The Bigger Picture: Taming the Urban Heat Island
This is where the economics get truly fascinating, shifting from a single building to a community-wide scale. Ever noticed how cities are often several degrees hotter than the surrounding countryside? That’s the Urban Heat Island (UHI) effect. All our dark roofs, asphalt roads, and concrete jungles absorb heat by day and release it at night, creating a thermal dome.
Cool roofs are a primary weapon against this. Imagine if most buildings in a city district had reflective surfaces. The collective impact is staggering:
- Lower ambient temperatures: We’re talking a potential reduction of 2–5°F for an entire neighborhood. That might not sound like much, but it’s the difference between a miserable heatwave and a tolerable summer day.
- Reduced strain on the grid: When everyone’s AC kicks on at once, utilities hit “peak demand.” This is incredibly expensive and can lead to blackouts. Widespread cool roof adoption can flatten that peak, delaying or avoiding the need for costly new power plants.
- Improved public health: Lower temperatures mean fewer heat-related illnesses and deaths. The economic value of avoided healthcare costs and lost productivity is immense, though it’s often a hidden line item.
- Longer roof life: Less thermal expansion and contraction means materials degrade slower. A cool roof can last years longer, deferring major capital expenses for building owners and municipalities.
The Ripple Effects: Savings You Can’t See on Your Bill
Honestly, the standard ROI calculation misses a lot. Cool roofs create economic ripples. Smog formation accelerates in higher temperatures. Cooler cities can have better air quality, leading to lower public health costs. Then there’s stormwater—cooler roofs mean less thermal shock to watersheds.
And let’s not forget comfort and livability. A cooler city is a more walkable city. It has more vibrant outdoor spaces. Property values in cooler, greener neighborhoods tend to be more resilient. These are soft economics, but they’re real.

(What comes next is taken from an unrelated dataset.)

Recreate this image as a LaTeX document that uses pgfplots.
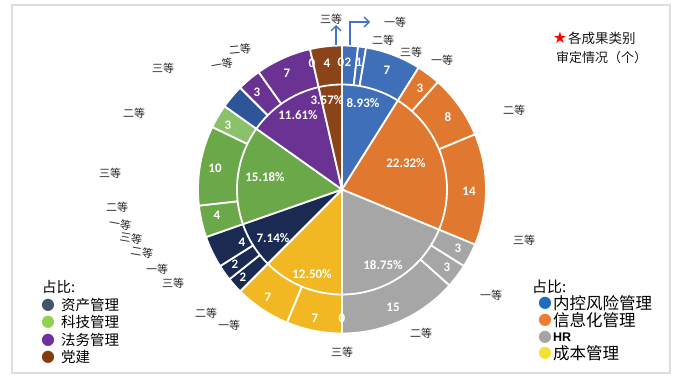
\documentclass[border=0pt]{standalone}
\usepackage{pgfplots}
\pgfplotsset{compat=1.18}
\usetikzlibrary{arrows.meta}
\usepackage{fontspec}
\setmainfont{Carlito}
\newfontfamily\cjk{Noto Sans CJK SC}
\newfontfamily\dejavu{DejaVu Sans}
\newfontfamily\arialf{Liberation Sans}
\definecolor{cBlue}{HTML}{3F6FB8}
\definecolor{cOrange}{HTML}{E0782F}
\definecolor{cGrey}{HTML}{A6A6A6}
\definecolor{cYellow}{HTML}{F1B823}
\definecolor{cNavy}{HTML}{1B2A52}
\definecolor{cGreen}{HTML}{6BA84A}
\definecolor{cLGreen}{HTML}{8BC16A}
\definecolor{cSteel}{HTML}{2E5597}
\definecolor{cPurple}{HTML}{6A3393}
\definecolor{cBrown}{HTML}{8B4419}
\definecolor{lgSlate}{HTML}{44546A}
\definecolor{lgGreen}{HTML}{92D050}
\definecolor{lgPurple}{HTML}{7030A0}
\definecolor{lgBrown}{HTML}{843C0C}
\definecolor{lgBlue}{HTML}{1F6BC0}
\definecolor{lgOrange}{HTML}{ED7D31}
\definecolor{lgGrey}{HTML}{A5A5A5}
\definecolor{lgYellow}{HTML}{F2E234}
\definecolor{arrowC}{HTML}{4472C4}
% sector: start count, end count (of 112), radius, colour
\newcommand{\sect}[4]{\addplot[fill=#4, draw=white, line width=1.8pt, line join=round, domain={90-360*(#2)/112}:{90-360*(#1)/112}, samples=60] ({342+#3*cos(x)},{-189.5+#3*sin(x)}) -- (342,-189.5) -- cycle;}
\newcommand{\num}[3]{\node[text=white, font=\bfseries\fontsize{13}{13}\selectfont, inner sep=0pt] at (#1,-#2) {#3};}
\newcommand{\lab}[4][0]{\node[text=black!85, rotate=#1, font=\cjk\fontsize{11}{11}\selectfont, inner sep=0pt] at (#2,-#3) {#4};}
\begin{document}
\begin{tikzpicture}
\begin{axis}[hide axis, scale only axis, width=680pt, height=381pt,
  xmin=0, xmax=680, ymin=-381, ymax=0, clip=false, no markers]
\path (0,0) rectangle (680,-381);
\draw[color=black!13, line width=1.5pt] (12,-5) rectangle (670,-373);
% outer ring
\sect{0}{2}{144}{cBlue}
\sect{2}{3}{144}{cBlue}
\sect{3}{10}{144}{cBlue}
\sect{10}{13}{144}{cOrange}
\sect{13}{21}{144}{cOrange}
\sect{21}{35}{144}{cOrange}
\sect{35}{38}{144}{cGrey}
\sect{38}{41}{144}{cGrey}
\sect{41}{56}{144}{cGrey}
\sect{56}{63}{144}{cYellow}
\sect{63}{70}{144}{cYellow}
\sect{70}{72}{144}{cNavy}
\sect{72}{74}{144}{cNavy}
\sect{74}{78}{144}{cNavy}
\sect{78}{82}{144}{cGreen}
\sect{82}{92}{144}{cGreen}
\sect{92}{95}{144}{cLGreen}
\sect{95}{98}{144}{cSteel}
\sect{98}{101}{144}{cPurple}
\sect{101}{108}{144}{cPurple}
\sect{108}{112}{144}{cBrown}
% inner ring
\sect{0}{10}{105}{cBlue}
\sect{10}{35}{105}{cOrange}
\sect{35}{56}{105}{cGrey}
\sect{56}{70}{105}{cYellow}
\sect{70}{78}{105}{cNavy}
\sect{78}{95}{105}{cGreen}
\sect{95}{108}{105}{cPurple}
\sect{108}{112}{105}{cBrown}
% percentages
\num{327}{100}{3.57\%}
\num{363}{103}{8.93\%}
\num{406}{163}{22.32\%}
\num{383}{265}{18.75\%}
\num{312}{274}{12.50\%}
\num{273}{238}{7.14\%}
\num{265}{177}{15.18\%}
\num{298}{115}{11.61\%}
% outer numbers
\num{312}{63}{0}
\num{327}{63}{4}
\num{341}{62}{0}
\num{348}{62}{2}
\num{359}{62}{1}
\num{387}{70}{7}
\num{420}{88}{3}
\num{448}{117}{8}
\num{469}{191}{14}
\num{458}{248}{3}
\num{447}{267}{3}
\num{393}{307}{15}
\num{342}{318}{0}
\num{315}{318}{7}
\num{268}{297}{7}
\num{243}{277}{2}
\num{235}{264}{2}
\num{242}{242}{4}
\num{217}{215}{4}
\num{215}{168}{10}
\num{228}{125}{3}
\num{257}{92}{3}
\num{287}{73}{7}
% arrows
\draw[arrowC, line width=1.4pt, -{Straight Barb[length=5pt,width=10pt]}] (336,-45) -- (336,-25);
\draw[arrowC, line width=1.4pt, -{Straight Barb[length=5pt,width=10pt]}] (350,-45) -- (350,-22) -- (370,-22);
% outer category labels
\lab{331}{19}{三等}
\lab{395}{22}{一等}
\lab{383}{40}{二等}
\lab{411}{52}{三等}
\lab{442}{60}{一等}
\lab{514}{110}{二等}
\lab{524}{240}{三等}
\lab{491}{295}{一等}
\lab{421}{333}{二等}
\lab{342}{352}{三等}
\lab{229}{325}{一等}
\lab{206}{313}{二等}
\lab{173}{283}{三等}
\lab{157}{269}{一等}
\lab[-10]{120}{224}{一等}
\lab[-10]{131}{238}{三等}
\lab[-10]{142}{252}{二等}
\lab{117}{207}{二等}
\lab{110}{173}{三等}
\lab{134}{113}{二等}
\lab{163}{68}{三等}
\lab[5]{240}{49}{二等}
\lab[10]{222}{64}{一等}
% top-right note
\node[text=red, font=\dejavu\fontsize{16}{16}\selectfont, inner sep=0pt] at (560,-38) {★};
\node[anchor=west, text=black!90, font=\cjk\fontsize{13.5}{13.5}\selectfont, inner sep=0pt] at (568,-38) {各成果类别};
\node[anchor=west, text=black!90, font=\cjk\fontsize{13}{13}\selectfont, inner sep=0pt] at (556,-58) {审定情况（个）};
% left legend
\node[anchor=west, text=black, font=\cjk\fontsize{14.5}{14.5}\selectfont, inner sep=0pt] at (42,-287) {占比:};
\node[text=lgSlate, font=\dejavu\fontsize{16}{16}\selectfont, inner sep=0pt] at (48,-305) {●};
\node[text=lgGreen, font=\dejavu\fontsize{16}{16}\selectfont, inner sep=0pt] at (48,-322) {●};
\node[text=lgPurple, font=\dejavu\fontsize{16}{16}\selectfont, inner sep=0pt] at (48,-340) {●};
\node[text=lgBrown, font=\dejavu\fontsize{16}{16}\selectfont, inner sep=0pt] at (48,-357) {●};
\node[anchor=west, text=black, font=\cjk\fontsize{14.5}{14.5}\selectfont, inner sep=0pt] at (61,-305) {资产管理};
\node[anchor=west, text=black, font=\cjk\fontsize{14.5}{14.5}\selectfont, inner sep=0pt] at (61,-322) {科技管理};
\node[anchor=west, text=black, font=\cjk\fontsize{14.5}{14.5}\selectfont, inner sep=0pt] at (61,-340) {法务管理};
\node[anchor=west, text=black, font=\cjk\fontsize{14.5}{14.5}\selectfont, inner sep=0pt] at (61,-357) {党建};
% right legend
\node[anchor=west, text=black, font=\cjk\fontsize{15}{15}\selectfont, inner sep=0pt] at (532,-287) {占比:};
\node[text=lgBlue, font=\dejavu\fontsize{16}{16}\selectfont, inner sep=0pt] at (545,-303) {●};
\node[text=lgOrange, font=\dejavu\fontsize{16}{16}\selectfont, inner sep=0pt] at (545,-320) {●};
\node[text=lgGrey, font=\dejavu\fontsize{16}{16}\selectfont, inner sep=0pt] at (545,-337) {●};
\node[text=lgYellow, font=\dejavu\fontsize{16}{16}\selectfont, inner sep=0pt] at (545,-353) {●};
\node[anchor=west, text=black, font=\cjk\fontsize{16.5}{16.5}\selectfont, inner sep=0pt] at (553,-303) {内控风险管理};
\node[anchor=west, text=black, font=\cjk\fontsize{16.5}{16.5}\selectfont, inner sep=0pt] at (553,-320) {信息化管理};
\node[anchor=west, text=black, font=\arialf\bfseries\fontsize{12.5}{12.5}\selectfont, inner sep=0pt] at (553,-337) {HR};
\node[anchor=west, text=black, font=\cjk\fontsize{16.5}{16.5}\selectfont, inner sep=0pt] at (553,-353) {成本管理};
\end{axis}
\end{tikzpicture}
\end{document}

Crunching the Numbers: Costs and Incentives
Okay, so what’s the upfront cost? Well, it varies wildly. A reflective coating on an existing flat roof can be comparable to a standard recoating job—maybe a 10-20% premium. A brand-new cool roof system might add 5-15% to the total installation cost. For a residential shingle roof, you might pay a slight premium for lighter-colored, reflective shingles.

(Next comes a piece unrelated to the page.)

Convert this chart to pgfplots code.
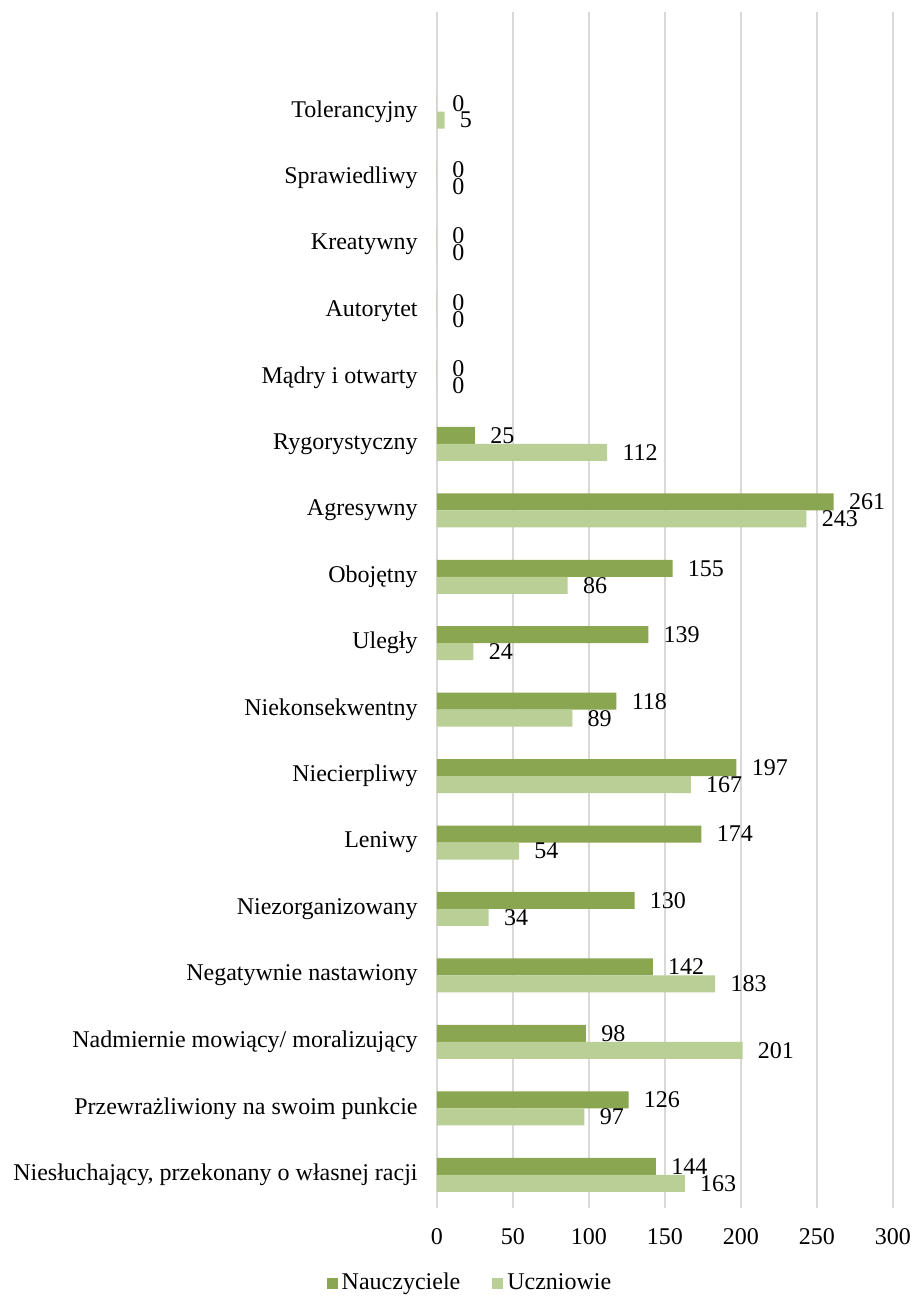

The good news? The payback period has gotten a lot better. With energy costs rising and product prices becoming more competitive, many projects see a return on investment in 3-8 years. And there are tools to help:
| Financial Mechanism | How It Works | Impact on ROI |
| Utility Rebates | Direct cash-back for installing qualified cool roof products. | Lowers net cost immediately; check with your local provider. |
| Tax Credits | Federal/state deductions (like for commercial buildings meeting IRS standards). | Reduces tax liability, improving effective payback time. |
| Property Assessed Clean Energy (PACE) | Financing repaid via property tax bill, tied to the building, not the owner. | Removes upfront cost barrier, making projects cash-flow positive from day one. |
| Increased Property Value | Higher efficiency can lead to better appraisal values and market appeal. | Builds equity; a selling point for eco-conscious buyers or tenants. |
It’s Not All Sunshine and Reflective Surfaces
We have to talk about the nuances, the wrinkles in the plan. In colder climates, that heating penalty is a real consideration—though proponents argue that with climate change, cooling days are increasing even there. Maintenance matters too; a dirty roof is a less reflective roof. And the aesthetic… well, not every architectural style screams for a bright white top. Thankfully, new products in terracotta, gray, and even dark colors are achieving decent reflectivity through advanced pigments.
The biggest hurdle, honestly, might be inertia. The split incentive problem: a landlord pays for the roof, but the tenant pays the energy bill. Or a building owner just opts for the cheapest upfront bid without considering lifecycle costs. Overcoming this requires a shift in thinking—from seeing a roof as a cost, to viewing it as a strategic asset.
A Final Thought: The True Bottom Line
So, when you add it all up—the direct energy savings, the extended roof life, the avoided public infrastructure costs, the health benefits—the economics of cool roofs start to look less like a personal finance tip and more like a fundamental urban planning strategy.
It’s a reminder that sometimes the most powerful economic lever isn’t a complex financial instrument. It’s a simple change in the color and quality of the surfaces we live under. A change that turns a problem—our rooftops—into part of the solution. That’s an investment worth making, on your house, and in your city.